Speed to Market - getting cars to market

Automotive Manufacturing & Production, July, 2001 by Christopher A. Sawyer

When Dave McLellan talks speed, it isn't about how fast a car can go, but how quickly you can get it from the drawing board to the showroom. And when he starts talking program efficiency, get ready for accepted notions to go right out the window.

How many people does it take to design a car? Not just shape the exterior surface, draw the interior, or establish the architecture, but to do all of these things from start to finish. How many people does it take? If you ask Dave McLellan, consultant and former Corvette engineering director, this question, take a seat first.

"Ten, to do a car from beginning to end in one year. That's all you need." McLellan's concept is not the latest step to increase shareholder value at the expense of employees. Rather, it's a culture change brought about through the marriage of the virtual world of computer-aided design (CAD) and expert systems, and their placement in the hands of experienced designers and engineers. This, he says, will compress the time and personnel necessary to bring a vehicle from clean sheet to assembly line, and let a company increase its coverage of the market. And those "extra" employees? Read on. He's got them handled too.

"There's just so much stuff that already can be automated in the computation process," McLellan observes, "that if you think about not jumping out of the virtual world into the real world more than you absolutely have to, large chunks of time--wasted time--can be cut out of the process. And with this come reductions in cost."

McLellan began his career at General Motors in 1959, and has seen the evolution in vehicle design first hand. "When I started out, engineers didn't want to sit at drawing boards drawing the car ugly line by ugly line," he says. "That wasn't any fun. So the car companies hired high school graduates, taught them how to cut sections, and they were the people who actually drew the cars with the engineers supervising the process." Shifting to CAD hasn't fundamentally changed the system, he says. "Non-degree engineers are designing cars on CAD tubes now.

"So, if you want to design a car with 10 people, some of them are going to have to have fairly serious science skills," he mentions. "And it will take automating all of the design processes that can be automated. The grunge work, so to speak. These 10 people will have to have different skill sets than today's stylist, and they will have to be located together in order to take the vehicle all of the way to releasing the tools to build it."

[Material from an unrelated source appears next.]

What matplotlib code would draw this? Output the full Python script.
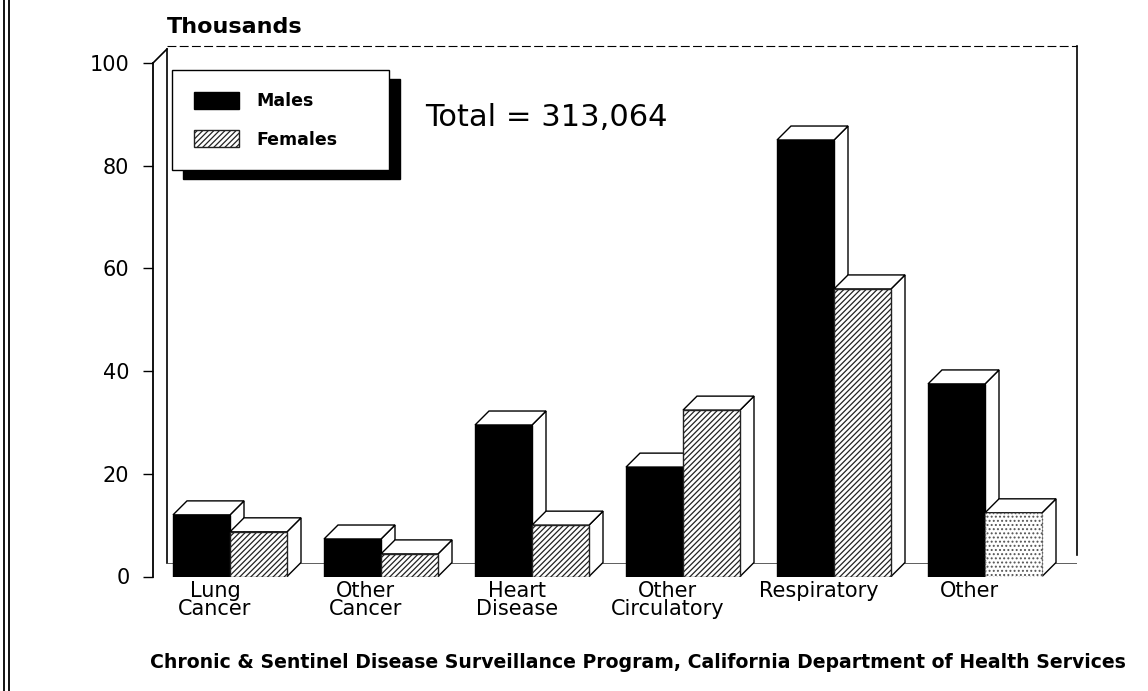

But the auto industry depends on a "belt and braces" approach because of the costs involved. "I understand the culture and sentiment behind that thinking," he says matter-of-faculty, "and you should put the process together on paper first, pro forma, to see what the opportunity is. Then, as a systems engineer, you can think about going through each of the elements and each of the interfaces to understand how they interact, and why you have to go out and build a prototype. You probably won't get there in the first iteration, and I'd never commit a mainstream, high-volume product as a first step." Still, McLellan says there is precedent for this change in culture and concept.

"Boeing started out by maintaining a parallel process--old way and new-- when it started down this road," he says. "By the time it did the 777, it was all in CAD, and the first airplane was sold when they were done with it. It wasn't at all like your typical automotive prototype." And, McLellan adds, if you aren't sure you're asking all of the right questions while in the virtual world, stop the process and build a prototype to see if it works. "Resort to that only when you have to. The idea is to get all of that stuff into the virtual world," he says.

One of the challenges facing the creation of expert design systems is visualization of test results conducted onscreen. "You can do all of the packaging, all of the interferences without ever having to go out and make parts," he says, "because you already have the CAD file." Yet, often the process stops so a dimensionally representative mockup can be made. Why? "Because you didn't feel capable of defining the load case or the important attributes of the part well enough to test it in the virtual world," McLellan responds.

Still, McLellan says automakers are trying to understand the foundation elements that make up a vehicle, which is a major step toward the creation of a seamless expert design system. "They are trying to codify some of the things you'd imbed in an expert system. It would operate at the level where, after styling defines the outer shape of the door, the computer would determine the structure necessary to make it work," he says. "All of the grunge work in a door like hinges, locks, beams, glass, structures and the like would be semi-automated in the CAD system."

Not only should this speed up the process, making it easier for automakers to produce vehicles that are closer to the buyers' current desires, it should reduce design and engineering costs as well. "If you remember the old shadow diagram," says McLellan, "one stylist affects 10 engineers, and 10 engineers affect 100 people doing the tooling. The ugly costs that bankrupt you occur at the end of the process, but it isn't the guy grinding out the tools that makes it that way. It's the decisions made in styling and engineering that add cost. An expert system would eliminate a lot of the rework that takes place in styling and engineering."